O’Donnell Hall has seen a little bit of everything.
The building, located at 3663 Lindell Blvd. was purchased by Saint Louis University in 1992 and previously housed Graduate School and the School of Public Health. Those departments have relocated to Verhaegen Hall and the Salus Center respectively so that that the building could be converted into an art gallery.
The University’s new gallery will contain both permanent and traveling exhibits and will also have an area for art created by students and staff.
Renovations to O’Donnell Hall began in August and are set to be completed by February 2002.
Bridget Fletcher, assistant to University President Lawrence Biondi, S.J., described the physical changes of the building: “The removal of cubicles and office walls to create open gallery spaces, installation of humidity controls and ultraviolet protection on the existing windows.”
This 101-year-old building is certainly no stranger to change.
The building spent the first quarter-century as the elegant clubhouse for the Saint Louis Club.
At the beginning of the 20th century, the Club was the focal point of St. Louis social life and counted among its members some of the most powerful businessmen of the time, with a strong representation from the banking, railroad and oil industries.
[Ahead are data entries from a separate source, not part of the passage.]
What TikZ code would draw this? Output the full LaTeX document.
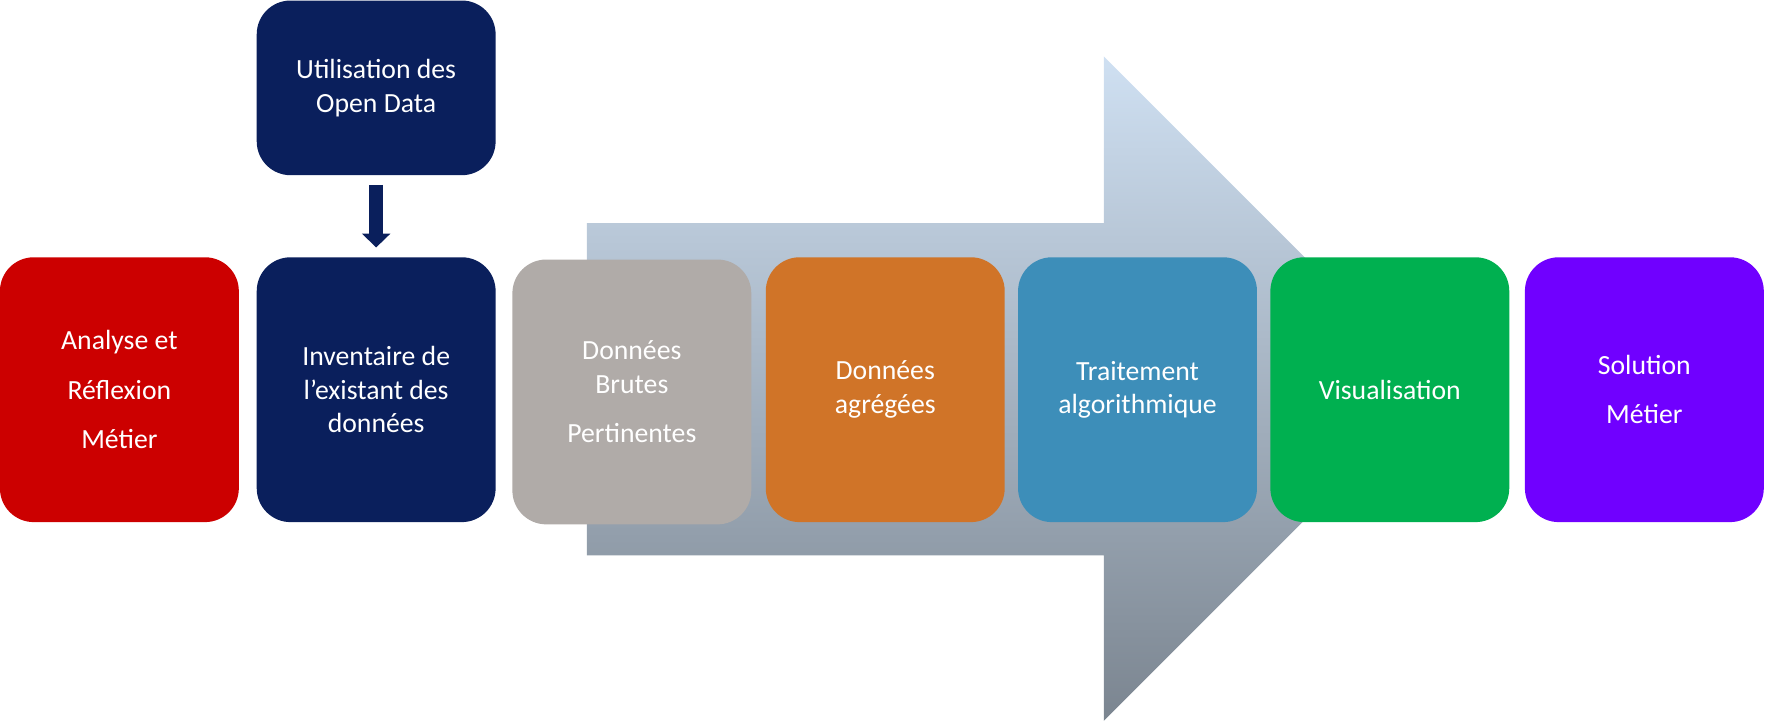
\documentclass[tikz,border=0pt]{standalone}
\usepackage{fontspec}
\setmainfont{Carlito}
\usetikzlibrary{arrows.meta}
\definecolor{navy}{HTML}{0A1F5C}
\definecolor{rouge}{HTML}{CC0000}
\definecolor{gris}{HTML}{B0ABA8}
\definecolor{orange}{HTML}{D07428}
\definecolor{bleu}{HTML}{3D8EB9}
\definecolor{vert}{HTML}{00B050}
\definecolor{violet}{HTML}{7000FF}
\definecolor{flechehaut}{HTML}{CFE0F2}
\definecolor{flechebas}{HTML}{7B8590}
\begin{document}
\begin{tikzpicture}[
    x=0.01cm, y=-0.01cm,
    font=\fontsize{7}{8.5}\selectfont,
    % styles
    etape/.style={rounded corners=0.3cm, text=white, align=center,
        minimum width=2.12cm, minimum height=2.35cm, inner sep=0pt},
    haut/.style={etape, minimum height=1.55cm}
]
\useasboundingbox (0,0) rectangle (1568,642);

% --- grande fleche en fond ---
\shade[top color=flechehaut, bottom color=flechebas]
    (521,198) -- (980,198) -- (980,50) -- (1275,345) -- (980,640)
    -- (980,493) -- (521,493) -- cycle;

% --- etapes ---
\node[haut, fill=navy] (opendata) at (334,78) {Utilisation des\\Open Data};
\node[etape, fill=rouge] (analyse) at (106,346)
    {Analyse et\\[4pt]Réflexion\\[4pt]Métier};
\node[etape, fill=navy] (inventaire) at (334,346)
    {Inventaire de\\l’existant des\\données};
\node[etape, fill=gris] (brutes) at (561,348)
    {Données\\Brutes\\[4pt]Pertinentes};
\node[etape, fill=orange] (agregees) at (786,346) {Données\\agrégées};
\node[etape, fill=bleu] (traitement) at (1010,346) {Traitement\\algorithmique};
\node[etape, fill=vert] (visu) at (1234,346) {Visualisation};
\node[etape, fill=violet] (solution) at (1460,346) {Solution\\[4pt]Métier};

% --- fleche descendante ---
\draw[navy, line width=3.5pt, -{Triangle[width=7pt,length=3.5pt]}]
    ([yshift=-0.08cm]opendata.south) -- ([yshift=0.08cm]inventaire.north);
\end{tikzpicture}
\end{document}
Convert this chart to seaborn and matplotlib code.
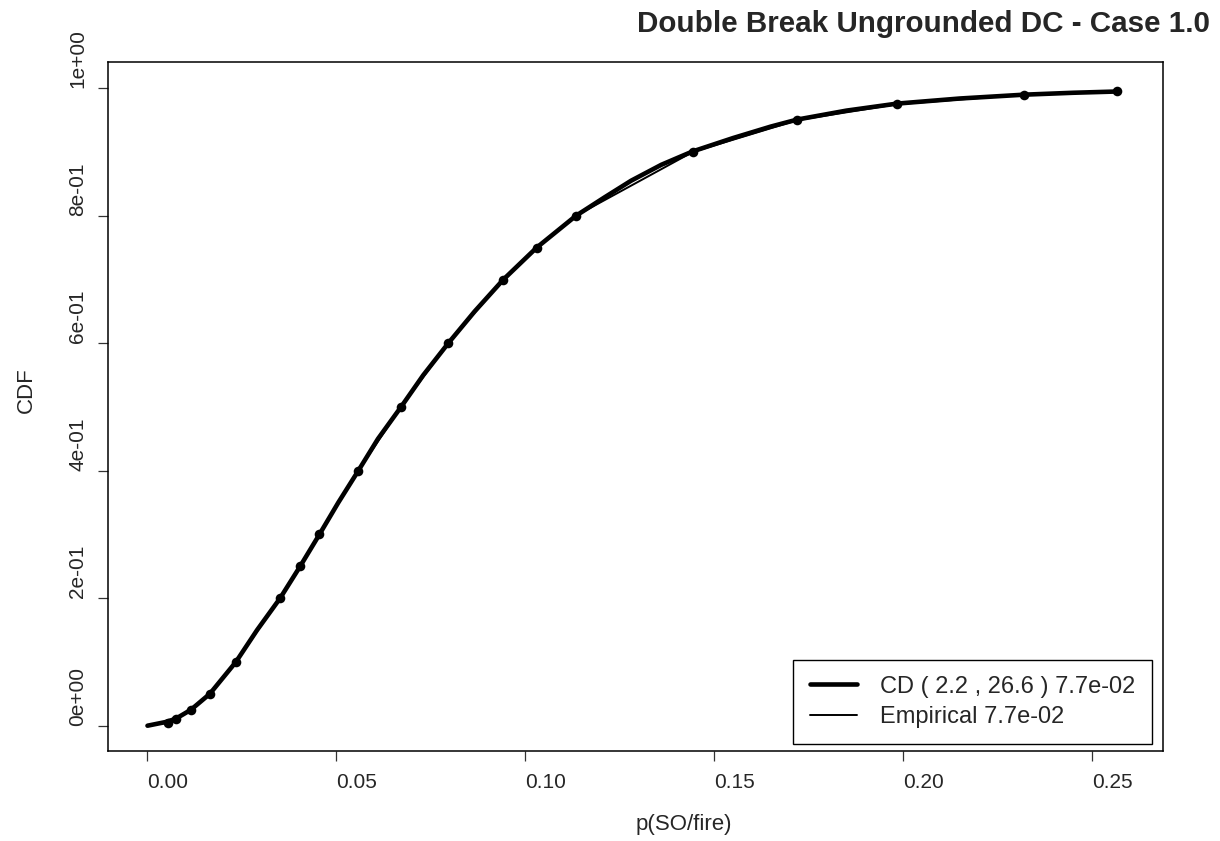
import matplotlib
matplotlib.use("Agg")
import matplotlib.pyplot as plt
import pandas as pd
import seaborn as sns

# empirical percentiles
emp_cdf = [0.0, 0.005, 0.01, 0.025, 0.05, 0.1, 0.2, 0.25, 0.3, 0.4, 0.5, 0.6,
           0.7, 0.75, 0.8, 0.9, 0.95, 0.975, 0.99, 0.995]
emp_x = [0.0, 0.0055, 0.0075, 0.0115, 0.0165, 0.0234, 0.0351, 0.0404, 0.0455,
         0.0558, 0.0671, 0.0796, 0.0942, 0.1030, 0.1134, 0.1443, 0.1720,
         0.1984, 0.2320, 0.2567]

# fitted CD curve, sampled by eye along the thick line
cd_x = [0.0, 0.005, 0.0075, 0.0115, 0.0165, 0.0234, 0.029, 0.0351, 0.0404,
        0.0455, 0.0505, 0.0558, 0.061, 0.0671, 0.073, 0.0796, 0.0866, 0.0942,
        0.1030, 0.1134, 0.121, 0.128, 0.136, 0.1443, 0.155, 0.165, 0.172,
        0.185, 0.1984, 0.215, 0.232, 0.245, 0.2567]
cd_y = [0.0, 0.006, 0.011, 0.025, 0.05, 0.1, 0.15, 0.2, 0.25, 0.3, 0.35, 0.4,
        0.45, 0.5, 0.55, 0.6, 0.65, 0.7, 0.75, 0.8, 0.829, 0.855, 0.88, 0.901,
        0.922, 0.94, 0.951, 0.965, 0.976, 0.984, 0.99, 0.993, 0.995]

x_ticks = [0.0, 0.05, 0.10, 0.15, 0.20, 0.25]
x_labels = ["0.00", "0.05", "0.10", "0.15", "0.20", "0.25"]
y_ticks = [0.0, 0.2, 0.4, 0.6, 0.8, 1.0]
y_labels = ["0e+00", "2e-01", "4e-01", "6e-01", "8e-01", "1e+00"]

title = "Double Break Ungrounded DC - Case 1.0"
cd_label = "CD ( 2.2 , 26.6 ) 7.7e-02"
emp_label = "Empirical 7.7e-02"

emp = pd.DataFrame({"x": emp_x, "cdf": emp_cdf})
cd = pd.DataFrame({"x": cd_x, "cdf": cd_y})

sns.set_theme(style="white")
plt.rcParams["font.family"] = ["Liberation Sans", "DejaVu Sans"]

fig = plt.figure(figsize=(12.2, 8.41), dpi=100)
ax = fig.add_axes([0.0885, 0.1070, 0.8645, 0.8193])

sns.lineplot(data=cd, x="x", y="cdf", sort=False, color="black", lw=3.3,
             label=cd_label, ax=ax)
sns.lineplot(data=emp, x="x", y="cdf", sort=False, color="black", lw=1.4,
             label=emp_label, ax=ax)
sns.scatterplot(data=emp.iloc[1:], x="x", y="cdf", color="black", s=48,
                edgecolor="black", linewidth=0, ax=ax, legend=False, zorder=5)

ax.set_xlim(-0.01046, 0.2687)
ax.set_ylim(-0.0397, 1.0413)

ax.set_xticks(x_ticks)
ax.set_xticklabels(x_labels, ha="left", fontsize=15)
ax.set_yticks(y_ticks)
ax.set_yticklabels(y_labels, rotation=90, va="bottom", ha="right", fontsize=15)
ax.tick_params(axis="both", direction="out", length=7, width=0.9,
               color="#333333", bottom=True, left=True)
ax.tick_params(axis="x", pad=9)
ax.tick_params(axis="y", pad=8)

for s in ax.spines.values():
    s.set_color("black")
    s.set_linewidth(1.1)

ax.set_xlabel("p(SO/fire)", fontsize=16)
ax.xaxis.label.set_ha("left")
ax.xaxis.label.set_va("top")
ax.xaxis.set_label_coords(0.5, -0.092)

ax.set_ylabel("CDF", fontsize=16)
ax.yaxis.label.set_rotation_mode("default")
ax.yaxis.label.set_ha("center")
ax.yaxis.label.set_va("bottom")
ax.yaxis.set_label_coords(-0.0777, 0.49)

fig.text(637 / 1220, 1 - 10 / 841, title, ha="left", va="top",
         fontsize=21.3, fontweight="bold")

leg = ax.legend(loc="lower right", bbox_to_anchor=(0.9896, 0.0102),
                borderaxespad=0, fontsize=17, handlelength=2.0,
                handletextpad=1.0, borderpad=0.68, labelspacing=0.35,
                fancybox=False, framealpha=1, edgecolor="black")
leg.get_frame().set_linewidth(1.0)

fig.savefig("out.png", dpi=100, facecolor="white")
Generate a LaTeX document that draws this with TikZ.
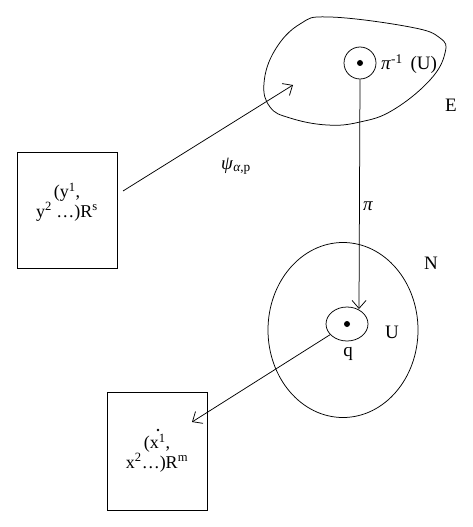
\documentclass[tikz,border=0pt]{standalone}
\usepackage{fontspec}
\setmainfont{Liberation Serif}
\usetikzlibrary{arrows.meta,shapes.geometric}
\tikzset{
  ln/.style={line width=0.75pt, black},
  arr/.style={ln, -{Straight Barb[length=8pt,width=14pt,line width=0.75pt]}},
  lbl/.style={inner sep=0pt, font=\fontsize{19}{22}\selectfont},
  boxtxt/.style={inner sep=0pt, align=center, font=\fontsize{18}{19.5}\selectfont},
  frame/.style={ln, draw, rectangle, inner sep=0pt},
}
\begin{document}
\begin{tikzpicture}[x=1pt,y=-1pt]
\useasboundingbox (0,0) rectangle (473,527);
% blob E
\draw[ln] plot[smooth cycle, tension=0.7] coordinates {(300,24) (330,17) (410,27) (440,38) (445,53) (430,80) (393,110) (360,122) (327,125) (290,118) (270,107) (264,83) (275,50)};
\node[ln, draw, circle, minimum size=32pt, inner sep=0pt] (pin) at (360,63) {};
\fill (pin.center) circle (3pt);
\node[lbl, anchor=west] (pilab) at (381,64) {\textit{π}\textsuperscript{-1}\, (U)};
\node[lbl] (E) at (451,105) {E};
% big ellipse N
\node[ln, draw, ellipse, minimum width=150pt, minimum height=175pt, inner sep=0pt] (Nell) at (343,330) {};
\node[lbl] (N) at (431,263) {N};
\node[ln, draw, ellipse, minimum width=42pt, minimum height=34pt, inner sep=0pt] (qell) at (347,324) {};
\fill (qell.center) circle (3pt);
\node[lbl] (U) at (392,332) {U};
\node[lbl] (q) at (348,354) {q};
% projection arrow
\coordinate (qtop) at (359,309);
\draw[arr] (pin.south) -- (qtop);
\node[lbl] (pi) at (368,206) {\textit{π}};
% box A
\node[frame, minimum width=100pt, minimum height=116pt] (boxA) at (67,210) {};
\node[boxtxt] (txtA) at (67,202) {(y\textsuperscript{1},\\y\textsuperscript{2} \dots)R\textsuperscript{s}};
\coordinate (psistart) at (123,191);
\coordinate (psiend) at (293,85);
\draw[arr] (psistart) -- (psiend);
\node[lbl] (psi) at (236,166) {\textit{ψ}\textsubscript{\textit{α},p}};
% box B
\node[frame, minimum width=100pt, minimum height=118pt] (boxB) at (157,451) {};
\node[boxtxt] (txtB) at (157,453) {(x\textsuperscript{1},\\x\textsuperscript{2}\dots)R\textsuperscript{m}};
\fill (158,430) circle (1.4pt);
\coordinate (btip) at (192,422);
\draw[arr] (qell) -- (btip);
\end{tikzpicture}
\end{document}
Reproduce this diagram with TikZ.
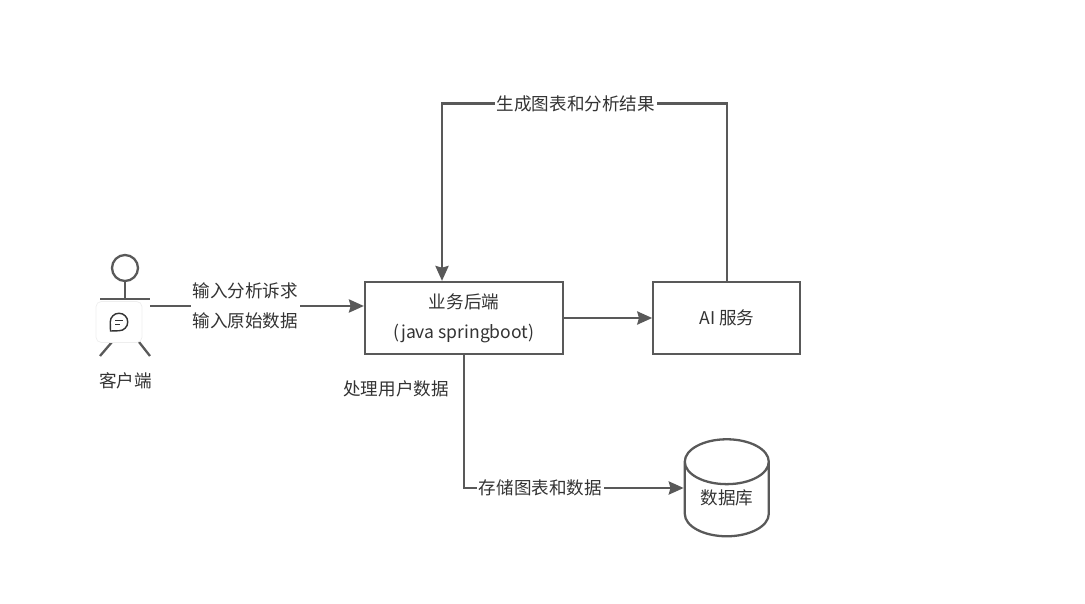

The Club decided to build a monumental clubhouse, and in 1896 held a competition to determine the designer and style of the building. The winning design, a French Revival mansion with a formal mansard roof, came from a New York architect.
When the building opened in 1900, the lavish interior was covered in marble, mosaics, hand-finished wood paneling and gold-leaf trim on sculptured plaster friezes and ceilings.
In January 1925, the building sustained a fire that damaged the third-floor ceiling and roof. The Saint Louis Club decided it would abandon the building because of the smoke and water damage, but local newspapers speculated that the members were displeased that the Scottish Rite Cathedral to the east and the Masonic Temple to the west were taking away from the grandeur of their own clubhouse.
Central States Life Insurance Company purchased the building in 1927, and while the company decided to keep the exterior of the clubhouse in its original form, it completely gutted the interior in order to repair fire damage and make the building more appropriate for an office setup.
The remodeling, which took more than a year, included the addition of a fourth floor under the mansard as well as several vaults for company records.
Central States Life insurance suffered financial difficulties in the 1930s and passed ownership of the building to the Commissioner of Insurance of the State of Missouri in 1937.
After a brief trusteeship, the building passed in 1941 to the Mutual Savings Life Insurance Company but once again saw a new tenant in 1946 when the F.W. Woolworth Company purchased the building.
Woolworth obtained the building to serve as the company’s South Central regional office and extensively renovated it.
Woolworth remodeled the basement area for a printing operation, made sample rooms on the second floor and added a new elevator and air conditioning.
Woolworth had the longest tenancy in the building, but it sold 3663 Lindell to Triple M redevelopment in 1983 because the Woolworth Company consolidated operations in Dallas.
Triple M rehabilitated the building once again to convert it into professional rental spaces for offices. Since 1984, the building has been known as the O’Donnell building, named after one of the principals in Triple M, Dr. Francis E. O’Donnell.
After taking full ownership of Triple M in 1987, O’Donnell added several recreational facilities to the building, including a health club in the basement.
In 1991, Biondi and O’Donnell began discussions concerning the potential sale of the building. They agreed that the University would acquire the building partly as a gift from O’Donnell and partly as a purchase. The title was transferred to SLU on Jan. 2, 1992.